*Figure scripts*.

## Begin

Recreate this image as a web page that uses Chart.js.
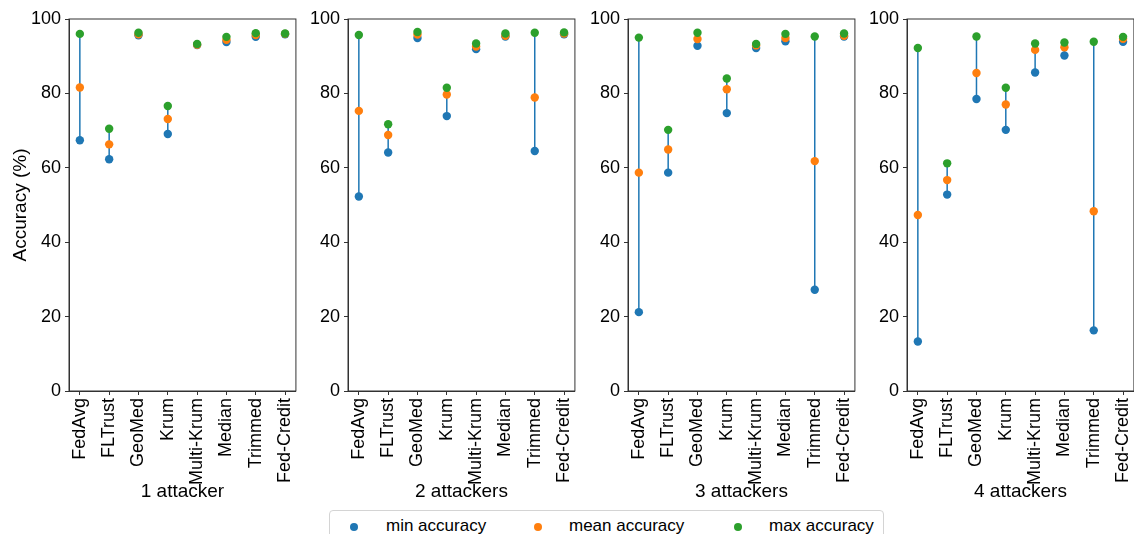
<!DOCTYPE html>
<html>
<head>
<meta charset="utf-8">
<script src="https://cdn.jsdelivr.net/npm/chart.js@4/dist/chart.umd.min.js"></script>
<style>
  html, body { margin: 0; padding: 0; background: #fff; overflow: hidden; }
  #wrap { position: relative; width: 1134px; height: 534px; overflow: hidden; }
  #wrap canvas { position: absolute; top: 0; }
  #legend {
    position: absolute; left: 329px; top: 510px; width: 553px; height: 40px;
    border: 1px solid #d4d4d4; border-radius: 4px; background: #fff;
    font-family: "Liberation Sans", Arial, sans-serif; font-size: 17px; color: #000;
  }
  #legend .dot { position: absolute; width: 8px; height: 8px; border-radius: 50%; top: 12px; }
  #legend .txt { position: absolute; top: 5px; line-height: 20px; white-space: nowrap; }
</style>
</head>
<body>
<div id="wrap">
  <canvas id="c1"></canvas>
  <canvas id="c2"></canvas>
  <canvas id="c3"></canvas>
  <canvas id="c4"></canvas>
  <div id="legend">
    <span class="dot" style="left:20px;background:#1f77b4"></span><span class="txt" style="left:56px">min accuracy</span>
    <span class="dot" style="left:204px;background:#ff7f0e"></span><span class="txt" style="left:239px">mean accuracy</span>
    <span class="dot" style="left:404px;background:#2ca02c"></span><span class="txt" style="left:439px">max accuracy</span>
  </div>
</div>
<script>
const categories = ["FedAvg", "FLTrust", "GeoMed", "Krum", "Multi-Krum", "Median", "Trimmed", "Fed-Credit"];
const panelTitles = ["1 attacker", "2 attackers", "3 attackers", "4 attackers"];
const yTicks = [0, 20, 40, 60, 80, 100];

// 1 attacker
const min1 = [67.4, 62.3, 95.6, 69.1, 93.0, 93.8, 95.2, 95.9];
const mean1 = [81.6, 66.3, 95.9, 73.1, 93.1, 94.4, 95.7, 96.0];
const max1 = [96.0, 70.5, 96.3, 76.6, 93.3, 95.2, 96.2, 96.1];
// 2 attackers
const min2 = [52.3, 64.1, 94.9, 73.9, 91.9, 95.3, 64.5, 95.9];
const mean2 = [75.3, 68.8, 95.8, 79.7, 92.6, 95.5, 78.9, 96.1];
const max2 = [95.7, 71.7, 96.5, 81.5, 93.4, 96.1, 96.3, 96.4];
// 3 attackers
const min3 = [21.2, 58.7, 92.8, 74.7, 92.2, 94.0, 27.2, 95.3];
const mean3 = [58.7, 64.9, 94.6, 81.1, 92.9, 94.9, 61.8, 95.5];
const max3 = [95.0, 70.2, 96.3, 84.0, 93.3, 96.0, 95.3, 96.1];
// 4 attackers
const min4 = [13.3, 52.8, 78.5, 70.2, 85.6, 90.2, 16.3, 93.9];
const mean4 = [47.3, 56.7, 85.5, 77.0, 91.7, 92.4, 48.3, 94.7];
const max4 = [92.2, 61.2, 95.3, 81.5, 93.4, 93.7, 93.9, 95.2];

const panels = [
  { min: min1, mean: mean1, max: max1 },
  { min: min2, mean: mean2, max: max2 },
  { min: min3, mean: mean3, max: max3 },
  { min: min4, mean: mean4, max: max4 },
];

const BLUE = "#1f77b4", ORANGE = "#ff7f0e", GREEN = "#2ca02c";
const plotLefts = [69, 348, 628, 907];
const plotWidth = 234;

Chart.defaults.font.family = '"Liberation Sans", Arial, sans-serif';
Chart.defaults.color = "#000";

// box around the plot area (top and right spines)
const frame = {
  id: "frame",
  afterDraw(chart) {
    const { ctx, chartArea: a } = chart;
    ctx.save();
    ctx.strokeStyle = "#333";
    ctx.lineWidth = 1;
    ctx.strokeRect(a.left, a.top, a.right - a.left, a.bottom - a.top);
    ctx.restore();
  },
};

function points(vals) {
  return vals.map((v, i) => ({ x: i, y: v }));
}

function ranges(lo, hi) {
  const out = [];
  lo.forEach((v, i) => {
    out.push({ x: i, y: v }, { x: i, y: hi[i] }, { x: i, y: null });
  });
  return out;
}

panels.forEach((p, k) => {
  const yWidth = k === 0 ? 69 : 42;
  const left = plotLefts[k] - yWidth;
  const canvas = document.getElementById("c" + (k + 1));
  const width = yWidth + plotWidth + 7;
  canvas.width = width;
  canvas.height = 534;
  canvas.style.left = left + "px";
  canvas.style.width = width + "px";
  canvas.style.height = "534px";

  new Chart(canvas, {
    type: "line",
    data: {
      datasets: [
        { data: ranges(p.min, p.max), borderColor: BLUE, borderWidth: 1.5, pointRadius: 0, spanGaps: false, order: 4 },
        { data: points(p.min), showLine: false, pointRadius: 4.2, pointBackgroundColor: BLUE, pointBorderWidth: 0, order: 3 },
        { data: points(p.mean), showLine: false, pointRadius: 4.2, pointBackgroundColor: ORANGE, pointBorderWidth: 0, order: 2 },
        { data: points(p.max), showLine: false, pointRadius: 4.2, pointBackgroundColor: GREEN, pointBorderWidth: 0, order: 1 },
      ],
    },
    options: {
      responsive: false,
      animation: false,
      events: [],
      layout: { padding: { left: 0, right: 7, top: 19, bottom: 28 } },
      plugins: { legend: { display: false }, tooltip: { enabled: false } },
      scales: {
        x: {
          type: "linear",
          min: -0.37,
          max: 7.37,
          afterBuildTicks: (s) => { s.ticks = categories.map((c, i) => ({ value: i })); },
          afterFit: (s) => { s.height = 115; },
          grid: { drawOnChartArea: false, drawTicks: true, tickLength: 4, color: "#333" },
          border: { display: true, color: "#333" },
          ticks: {
            autoSkip: false,
            maxRotation: 90,
            minRotation: 90,
            padding: 3,
            font: { size: 18 },
            callback: (v) => categories[v],
          },
          title: { display: true, text: panelTitles[k], font: { size: 19 }, padding: { top: 4, bottom: 3 } },
        },
        y: {
          min: 0,
          max: 100,
          afterBuildTicks: (s) => { s.ticks = yTicks.map((v) => ({ value: v })); },
          afterFit: (s) => { s.width = yWidth; },
          grid: { drawOnChartArea: false, drawTicks: true, tickLength: 4, color: "#333" },
          border: { display: true, color: "#333" },
          ticks: { padding: 4, font: { size: 18 } },
          title: { display: k === 0, text: "Accuracy (%)", font: { size: 19 }, padding: { top: 9, bottom: 0 } },
        },
      },
    },
    plugins: [frame],
  });
});
</script>
</body>
</html>
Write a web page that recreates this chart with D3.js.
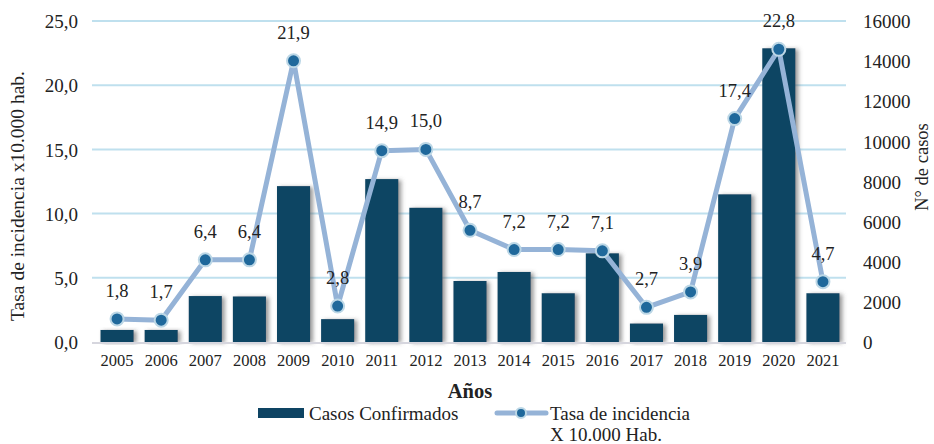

## End

*GOAL*. All entries are to be retyped exactly. Omit any embedded images.

*SOLUTION TO THIS EXERCISE*.
Recreate this image as a web page that uses Chart.js.
<!DOCTYPE html>
<html>
<head>
<meta charset="utf-8">
<script src="https://cdn.jsdelivr.net/npm/chart.js@4/dist/chart.umd.min.js"></script>
<style>
  html, body { margin: 0; padding: 0; background: #fff; overflow: hidden; }
  #wrap { position: relative; width: 1134px; height: 534px; overflow: hidden; }
  #wrap canvas { position: absolute; top: 0; }
  #legend {
    position: absolute; left: 329px; top: 510px; width: 553px; height: 40px;
    border: 1px solid #d4d4d4; border-radius: 4px; background: #fff;
    font-family: "Liberation Sans", Arial, sans-serif; font-size: 17px; color: #000;
  }
  #legend .dot { position: absolute; width: 8px; height: 8px; border-radius: 50%; top: 12px; }
  #legend .txt { position: absolute; top: 5px; line-height: 20px; white-space: nowrap; }
</style>
</head>
<body>
<div id="wrap">
  <canvas id="c1"></canvas>
  <canvas id="c2"></canvas>
  <canvas id="c3"></canvas>
  <canvas id="c4"></canvas>
  <div id="legend">
    <span class="dot" style="left:20px;background:#1f77b4"></span><span class="txt" style="left:56px">min accuracy</span>
    <span class="dot" style="left:204px;background:#ff7f0e"></span><span class="txt" style="left:239px">mean accuracy</span>
    <span class="dot" style="left:404px;background:#2ca02c"></span><span class="txt" style="left:439px">max accuracy</span>
  </div>
</div>
<script>
const categories = ["FedAvg", "FLTrust", "GeoMed", "Krum", "Multi-Krum", "Median", "Trimmed", "Fed-Credit"];
const panelTitles = ["1 attacker", "2 attackers", "3 attackers", "4 attackers"];
const yTicks = [0, 20, 40, 60, 80, 100];

// 1 attacker
const min1 = [67.4, 62.3, 95.6, 69.1, 93.0, 93.8, 95.2, 95.9];
const mean1 = [81.6, 66.3, 95.9, 73.1, 93.1, 94.4, 95.7, 96.0];
const max1 = [96.0, 70.5, 96.3, 76.6, 93.3, 95.2, 96.2, 96.1];
// 2 attackers
const min2 = [52.3, 64.1, 94.9, 73.9, 91.9, 95.3, 64.5, 95.9];
const mean2 = [75.3, 68.8, 95.8, 79.7, 92.6, 95.5, 78.9, 96.1];
const max2 = [95.7, 71.7, 96.5, 81.5, 93.4, 96.1, 96.3, 96.4];
// 3 attackers
const min3 = [21.2, 58.7, 92.8, 74.7, 92.2, 94.0, 27.2, 95.3];
const mean3 = [58.7, 64.9, 94.6, 81.1, 92.9, 94.9, 61.8, 95.5];
const max3 = [95.0, 70.2, 96.3, 84.0, 93.3, 96.0, 95.3, 96.1];
// 4 attackers
const min4 = [13.3, 52.8, 78.5, 70.2, 85.6, 90.2, 16.3, 93.9];
const mean4 = [47.3, 56.7, 85.5, 77.0, 91.7, 92.4, 48.3, 94.7];
const max4 = [92.2, 61.2, 95.3, 81.5, 93.4, 93.7, 93.9, 95.2];

const panels = [
  { min: min1, mean: mean1, max: max1 },
  { min: min2, mean: mean2, max: max2 },
  { min: min3, mean: mean3, max: max3 },
  { min: min4, mean: mean4, max: max4 },
];

const BLUE = "#1f77b4", ORANGE = "#ff7f0e", GREEN = "#2ca02c";
const plotLefts = [69, 348, 628, 907];
const plotWidth = 234;

Chart.defaults.font.family = '"Liberation Sans", Arial, sans-serif';
Chart.defaults.color = "#000";

// box around the plot area (top and right spines)
const frame = {
  id: "frame",
  afterDraw(chart) {
    const { ctx, chartArea: a } = chart;
    ctx.save();
    ctx.strokeStyle = "#333";
    ctx.lineWidth = 1;
    ctx.strokeRect(a.left, a.top, a.right - a.left, a.bottom - a.top);
    ctx.restore();
  },
};

function points(vals) {
  return vals.map((v, i) => ({ x: i, y: v }));
}

function ranges(lo, hi) {
  const out = [];
  lo.forEach((v, i) => {
    out.push({ x: i, y: v }, { x: i, y: hi[i] }, { x: i, y: null });
  });
  return out;
}

panels.forEach((p, k) => {
  const yWidth = k === 0 ? 69 : 42;
  const left = plotLefts[k] - yWidth;
  const canvas = document.getElementById("c" + (k + 1));
  const width = yWidth + plotWidth + 7;
  canvas.width = width;
  canvas.height = 534;
  canvas.style.left = left + "px";
  canvas.style.width = width + "px";
  canvas.style.height = "534px";

  new Chart(canvas, {
    type: "line",
    data: {
      datasets: [
        { data: ranges(p.min, p.max), borderColor: BLUE, borderWidth: 1.5, pointRadius: 0, spanGaps: false, order: 4 },
        { data: points(p.min), showLine: false, pointRadius: 4.2, pointBackgroundColor: BLUE, pointBorderWidth: 0, order: 3 },
        { data: points(p.mean), showLine: false, pointRadius: 4.2, pointBackgroundColor: ORANGE, pointBorderWidth: 0, order: 2 },
        { data: points(p.max), showLine: false, pointRadius: 4.2, pointBackgroundColor: GREEN, pointBorderWidth: 0, order: 1 },
      ],
    },
    options: {
      responsive: false,
      animation: false,
      events: [],
      layout: { padding: { left: 0, right: 7, top: 19, bottom: 28 } },
      plugins: { legend: { display: false }, tooltip: { enabled: false } },
      scales: {
        x: {
          type: "linear",
          min: -0.37,
          max: 7.37,
          afterBuildTicks: (s) => { s.ticks = categories.map((c, i) => ({ value: i })); },
          afterFit: (s) => { s.height = 115; },
          grid: { drawOnChartArea: false, drawTicks: true, tickLength: 4, color: "#333" },
          border: { display: true, color: "#333" },
          ticks: {
            autoSkip: false,
            maxRotation: 90,
            minRotation: 90,
            padding: 3,
            font: { size: 18 },
            callback: (v) => categories[v],
          },
          title: { display: true, text: panelTitles[k], font: { size: 19 }, padding: { top: 4, bottom: 3 } },
        },
        y: {
          min: 0,
          max: 100,
          afterBuildTicks: (s) => { s.ticks = yTicks.map((v) => ({ value: v })); },
          afterFit: (s) => { s.width = yWidth; },
          grid: { drawOnChartArea: false, drawTicks: true, tickLength: 4, color: "#333" },
          border: { display: true, color: "#333" },
          ticks: { padding: 4, font: { size: 18 } },
          title: { display: k === 0, text: "Accuracy (%)", font: { size: 19 }, padding: { top: 9, bottom: 0 } },
        },
      },
    },
    plugins: [frame],
  });
});
</script>
</body>
</html>
Write a web page that recreates this chart with D3.js.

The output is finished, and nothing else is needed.